**Task prompt:** Make an exact copy, from the records below, of the lines from the line containing "What seaborn and" to the line containing "x_major = [800, 1000, 1200, 1400, 1600, 1800]", both lines included, excluding pictures.

Entries with chart source code
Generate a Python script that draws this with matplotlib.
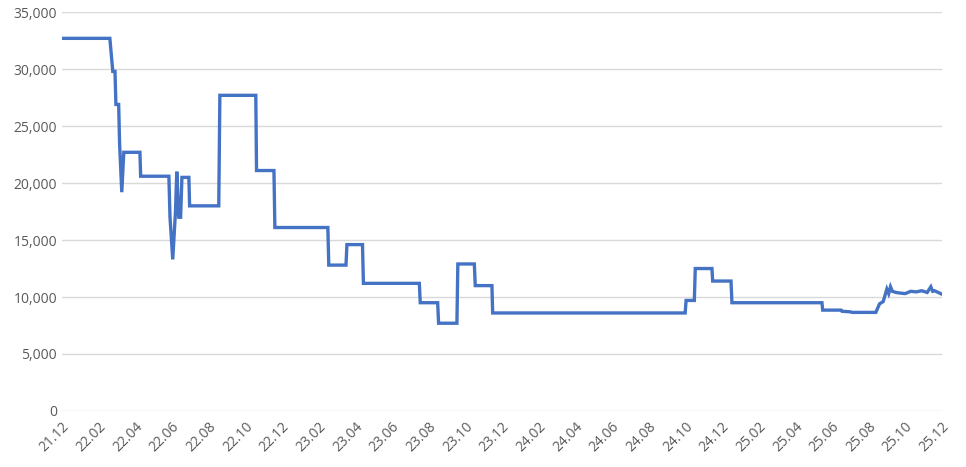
import matplotlib.pyplot as plt
import numpy as np

# x = months since 2021.12, y = value
months = [0, 2.62, 2.78, 2.9, 2.95, 3.1, 3.15, 3.27, 3.38, 4.26, 4.3, 5.84, 5.9, 6.05, 6.2, 6.27, 6.38, 6.48, 6.55,
          6.93, 6.97, 8.56, 8.62, 10.58, 10.62, 11.57, 11.62, 14.51, 14.56, 15.5, 15.55, 16.4, 16.45, 19.5, 19.55,
          20.5, 20.55, 21.55, 21.6, 22.5, 22.55, 23.46, 23.5, 34.0, 34.05, 34.5, 34.55, 35.46, 35.5, 36.5, 36.55,
          41.46, 41.5, 42.5, 42.55, 43.0, 43.1, 44.4, 44.6, 44.8, 45.0, 45.1, 45.2, 45.3, 45.4, 45.5, 45.7,
          46.0, 46.3, 46.6, 46.9, 47.2, 47.4, 47.5, 47.6, 47.8, 48.0]
values = [32700, 32700, 29800, 29800, 26900, 26900, 23500, 19200, 22700, 22700, 20600, 20600, 17000, 13300, 17500,
          21000, 17000, 17000, 20500, 20500, 18000, 18000, 27700, 27700, 21100, 21100, 16100, 16100, 12800, 12800,
          14600, 14600, 11200, 11200, 9500, 9500, 7700, 7700, 12900, 12900, 11000, 11000, 8600, 8600, 9700, 9700,
          12500, 12500, 11400, 11400, 9500, 9500, 8850, 8850, 8750, 8700, 8650, 8650, 9400, 9600, 10700, 10300,
          10900, 10500, 10450, 10400, 10350, 10300, 10500, 10450, 10550, 10400, 10900, 10500, 10550, 10400, 10250]

tick_labels = ['21.12', '22.02', '22.04', '22.06', '22.08', '22.10', '22.12', '23.02', '23.04', '23.06', '23.08',
               '23.10', '23.12', '24.02', '24.04', '24.06', '24.08', '24.10', '24.12', '25.02', '25.04', '25.06',
               '25.08', '25.10', '25.12']

plt.rcParams['font.family'] = ['Open Sans', 'DejaVu Sans']
fig = plt.figure(figsize=(9.66, 4.67), dpi=100)
ax = fig.add_axes([0.064, 0.12, 0.911, 0.854])
ax.plot(months, values, color='#4472C4', lw=2.4, solid_joinstyle='miter')

ax.set_xlim(0, 48)
ax.set_ylim(0, 35000)
ax.set_yticks(np.arange(0, 35001, 5000))
ax.set_yticklabels([f'{v:,}' for v in range(0, 35001, 5000)])
ax.set_xticks(np.arange(0, 49, 2))
ax.set_xticklabels(tick_labels, rotation=45, ha='right', rotation_mode='anchor')
ax.grid(axis='y', color='#d9d9d9', lw=1)
ax.set_axisbelow(True)
for s in ['top', 'right', 'left', 'bottom']:
    ax.spines[s].set_visible(False)
ax.tick_params(length=0, colors='#595959', labelsize=10)
ax.tick_params(axis='x', pad=6)

fig.savefig('out.png')
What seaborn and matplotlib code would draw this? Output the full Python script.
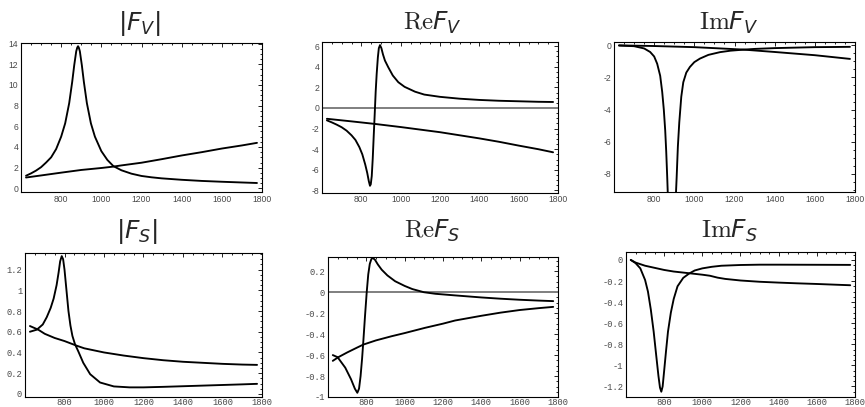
import numpy as np
import pandas as pd
import matplotlib
matplotlib.use("Agg")
import matplotlib.pyplot as plt
import seaborn as sns
from matplotlib.ticker import MultipleLocator, AutoMinorLocator, FuncFormatter

# ---------------- data ----------------
x_major = [800, 1000, 1200, 1400, 1600, 1800]

# |F_V|
absFV_res_x = [625, 650, 675, 700, 725, 750, 775, 800, 820, 840, 855, 865, 875, 880, 884, 888, 893, 903, 913,
               928, 948, 968, 1000, 1030, 1060, 1100, 1150, 1200, 1250, 1300, 1400, 1500, 1600, 1700, 1775]
absFV_res_y = [1.22, 1.45, 1.72, 2.05, 2.5, 3.0, 3.8, 5.0, 6.29, 8.24, 10.3, 11.9, 13.25, 13.6, 13.74, 13.6, 13.25,
               11.9, 10.3, 8.24, 6.29, 5.0, 3.6, 2.75, 2.15, 1.75, 1.42, 1.2, 1.07, 0.97, 0.83, 0.72, 0.64, 0.57, 0.52]
absFV_bg_x = [625, 700, 800, 900, 1000, 1058, 1100, 1200, 1300, 1400, 1500, 1600, 1700, 1775]
absFV_bg_y = [1.05, 1.25, 1.52, 1.78, 1.97, 2.1, 2.22, 2.48, 2.82, 3.18, 3.5, 3.85, 4.15, 4.4]

# Re F_V
reFV_res_x = [625, 650, 675, 700, 725, 750, 770, 790, 805, 820, 830, 838, 844, 848, 853, 858, 863, 868, 873,
              878, 884, 889, 895, 902, 910, 920, 937, 960, 988, 1020, 1073, 1120, 1200, 1300, 1400, 1500, 1600,
              1700, 1775]
reFV_res_y = [-1.2, -1.4, -1.62, -1.87, -2.2, -2.65, -3.1, -3.8, -4.5, -5.5, -6.3, -7.1, -7.55, -7.4, -6.6, -4.9,
              -2.7, -0.6, 1.6, 3.3, 4.9, 5.8, 6.1, 5.8, 5.2, 4.6, 3.95, 3.15, 2.5, 2.05, 1.58, 1.3, 1.08, 0.9,
              0.78, 0.7, 0.65, 0.6, 0.58]
reFV_bg_x = [625, 750, 870, 1000, 1100, 1200, 1300, 1400, 1500, 1600, 1700, 1775]
reFV_bg_y = [-1.05, -1.3, -1.55, -1.85, -2.1, -2.35, -2.65, -2.95, -3.28, -3.65, -4.0, -4.3]

# Im F_V
imFV_res_x = [625, 700, 750, 780, 800, 815, 830, 840, 848, 855, 860, 865, 870, 880, 887, 895, 905, 912, 918, 925,
              935, 945, 960, 978, 1000, 1028, 1070, 1128, 1180, 1240, 1300, 1400, 1500, 1600, 1700, 1775]
imFV_res_y = [-0.02, -0.06, -0.2, -0.42, -0.7, -1.15, -1.9, -2.9, -4.0, -5.3, -6.6, -8.2, -10.0, -12.5, -13.2,
              -12.5, -10.2, -8.2, -6.3, -4.8, -3.2, -2.3, -1.7, -1.35, -1.05, -0.83, -0.6, -0.43, -0.34, -0.28,
              -0.23, -0.18, -0.15, -0.12, -0.11, -0.1]
imFV_bg_x = [625, 800, 1000, 1242, 1400, 1600, 1775]
imFV_bg_y = [-0.01, -0.05, -0.12, -0.27, -0.42, -0.62, -0.85]

# |F_S|
absFS_res_x = [625, 660, 690, 710, 730, 745, 760, 770, 778, 786, 793, 800, 810, 820, 830, 840, 853, 870, 895,
               930, 980, 1050, 1130, 1200, 1300, 1400, 1500, 1600, 1700, 1775]
absFS_res_y = [0.6, 0.62, 0.67, 0.74, 0.83, 0.92, 1.05, 1.17, 1.28, 1.33, 1.3, 1.2, 1.0, 0.8, 0.66, 0.56, 0.48,
               0.41, 0.3, 0.19, 0.11, 0.072, 0.063, 0.063, 0.068, 0.074, 0.08, 0.086, 0.092, 0.097]
absFS_bg_x = [625, 667, 700, 750, 800, 862, 900, 1000, 1100, 1200, 1300, 1400, 1500, 1600, 1700, 1775]
absFS_bg_y = [0.655, 0.62, 0.58, 0.54, 0.51, 0.465, 0.44, 0.4, 0.37, 0.345, 0.325, 0.31, 0.3, 0.29, 0.283, 0.28]

# Re F_S
reFS_res_x = [625, 650, 690, 720, 740, 753, 762, 770, 778, 785, 793, 802, 810, 818, 826, 833, 845, 860, 880,
              910, 950, 1000, 1040, 1100, 1160, 1260, 1400, 1500, 1600, 1700, 1775]
reFS_res_y = [-0.6, -0.62, -0.72, -0.83, -0.92, -0.96, -0.92, -0.8, -0.63, -0.45, -0.23, 0.0, 0.17, 0.27, 0.315,
              0.328, 0.31, 0.265, 0.215, 0.16, 0.105, 0.06, 0.03, 0.0, -0.015, -0.03, -0.05, -0.062, -0.072,
              -0.08, -0.085]
reFS_bg_x = [625, 654, 700, 750, 784, 850, 932, 1000, 1106, 1200, 1263, 1400, 1500, 1600, 1700, 1775]
reFS_bg_y = [-0.655, -0.62, -0.575, -0.53, -0.5, -0.46, -0.42, -0.39, -0.34, -0.3, -0.27, -0.225, -0.195,
             -0.17, -0.152, -0.14]

# Im F_S
imFS_res_x = [625, 650, 675, 700, 715, 730, 745, 758, 770, 778, 785, 792, 800, 810, 820, 835, 850, 870, 900,
              930, 960, 1000, 1050, 1100, 1200, 1300, 1400, 1600, 1775]
imFS_res_y = [0.0, -0.03, -0.08, -0.19, -0.3, -0.47, -0.68, -0.9, -1.1, -1.21, -1.25, -1.2, -1.05, -0.86, -0.68,
              -0.5, -0.37, -0.25, -0.17, -0.13, -0.1, -0.08, -0.065, -0.055, -0.048, -0.045, -0.045, -0.046,
              -0.047]
imFS_bg_x = [625, 650, 700, 750, 800, 850, 900, 950, 1000, 1040, 1080, 1120, 1200, 1300, 1400, 1500, 1600,
             1700, 1775]
imFS_bg_y = [0.0, -0.025, -0.055, -0.075, -0.095, -0.11, -0.12, -0.13, -0.14, -0.15, -0.168, -0.18, -0.195,
             -0.207, -0.215, -0.222, -0.228, -0.235, -0.24]

titles = [r"$\mathsf{|}F_V\mathsf{|}$", r"$\mathrm{Re}F_V$", r"$\mathrm{Im}F_V$",
          r"$\mathsf{|}F_S\mathsf{|}$", r"$\mathrm{Re}F_S$", r"$\mathrm{Im}F_S$"]

# ---------------- styling ----------------
sns.set_theme(style="white")
plt.rcParams["font.family"] = ["DejaVu Sans"]
plt.rcParams["mathtext.fontset"] = "custom"
plt.rcParams["mathtext.rm"] = "cmr10"
plt.rcParams["mathtext.it"] = "DejaVu Sans:italic"
plt.rcParams["mathtext.sf"] = "DejaVu Sans"
plt.rcParams["axes.unicode_minus"] = False

W, H = 865, 407
fig = plt.figure(figsize=(W / 100, H / 100), dpi=100)
fig.patch.set_facecolor("white")


def rect(l, r, t, b):
    return [l / W, 1 - b / H, (r - l) / W, (b - t) / H]


panels = [
    dict(rect=rect(21, 262, 43, 192), ylim=(-0.35, 14.05), ystep=2, zero=False,
         curves=[(absFV_res_x, absFV_res_y), (absFV_bg_x, absFV_bg_y)], row=0, tx=139),
    dict(rect=rect(322, 558, 42, 192.5), ylim=(-8.2, 6.4), ystep=2, zero=True,
         curves=[(reFV_res_x, reFV_res_y), (reFV_bg_x, reFV_bg_y)], row=0, tx=432),
    dict(rect=rect(614, 855, 42, 192), ylim=(-9.12, 0.2), ystep=2, zero=False,
         curves=[(imFV_res_x, imFV_res_y), (imFV_bg_x, imFV_bg_y)], row=0, tx=729),
    dict(rect=rect(25, 262, 253, 397), ylim=(-0.03, 1.36), ystep=0.2, zero=False,
         curves=[(absFS_res_x, absFS_res_y), (absFS_bg_x, absFS_bg_y)], row=1, tx=137),
    dict(rect=rect(328, 558, 257, 397), ylim=(-1.0, 0.336), ystep=0.2, zero=True,
         curves=[(reFS_res_x, reFS_res_y), (reFS_bg_x, reFS_bg_y)], row=1, tx=432),
    dict(rect=rect(626, 855, 251.5, 397), ylim=(-1.30, 0.08), ystep=0.2, zero=False,
         curves=[(imFS_res_x, imFS_res_y), (imFS_bg_x, imFS_bg_y)], row=1, tx=729),
]


def fmt(v, pos):
    if abs(v) < 1e-9:
        return "0"
    return f"{round(v, 6):g}"


for i, p in enumerate(panels):
    ax = fig.add_axes(p["rect"])
    ax.set_facecolor("white")
    if p["zero"]:
        ax.axhline(0, color="#7f7f7f", lw=1.4, zorder=1)
    for cx, cy in p["curves"]:
        df = pd.DataFrame({"x": cx, "y": cy})
        sns.lineplot(data=df, x="x", y="y", ax=ax, color="black", linewidth=1.35,
                     sort=False, estimator=None, zorder=3)
    ax.set_xlim(600, 1800)
    ax.set_ylim(*p["ylim"])
    ax.set_xlabel("")
    ax.set_ylabel("")
    ax.set_xticks(x_major)
    ax.xaxis.set_minor_locator(AutoMinorLocator(4))
    ax.yaxis.set_major_locator(MultipleLocator(p["ystep"]))
    ax.yaxis.set_minor_locator(AutoMinorLocator(4))
    ax.yaxis.set_major_formatter(FuncFormatter(fmt))
    ax.xaxis.set_major_formatter(FuncFormatter(fmt))
    if p["row"] == 0:
        tfont = dict(family="Liberation Sans", size=6.2)
    else:
        tfont = dict(family="Liberation Mono", size=6.3)
    ax.tick_params(which="both", direction="in", top=True, right=True, colors="black",
                   labelcolor="#4a4a4a", width=0.6)
    ax.tick_params(which="major", length=3, pad=2)
    ax.tick_params(which="minor", length=1.6)
    if p["row"] == 1:
        ax.tick_params(axis="x", which="major", pad=0.8)
    for lab in ax.get_xticklabels() + ax.get_yticklabels():
        lab.set_fontfamily(tfont["family"])
        lab.set_fontsize(tfont["size"])
    for s in ax.spines.values():
        s.set_visible(True)
        s.set_color("black")
        s.set_linewidth(0.8)
    ty = 30 if p["row"] == 0 else 238
    fig.text(p["tx"] / W, 1 - ty / H, titles[i], ha="center", va="baseline", fontsize=18)

fig.savefig("out.png", dpi=100, facecolor="white")
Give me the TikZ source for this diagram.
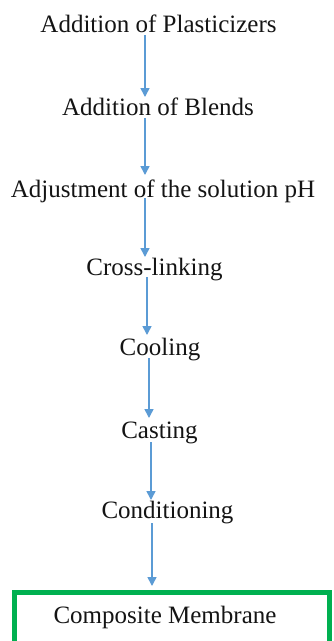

**Output of the exercise:**
What seaborn and matplotlib code would draw this? Output the full Python script.
import numpy as np
import pandas as pd
import matplotlib
matplotlib.use("Agg")
import matplotlib.pyplot as plt
import seaborn as sns
from matplotlib.ticker import MultipleLocator, AutoMinorLocator, FuncFormatter

# ---------------- data ----------------
x_major = [800, 1000, 1200, 1400, 1600, 1800]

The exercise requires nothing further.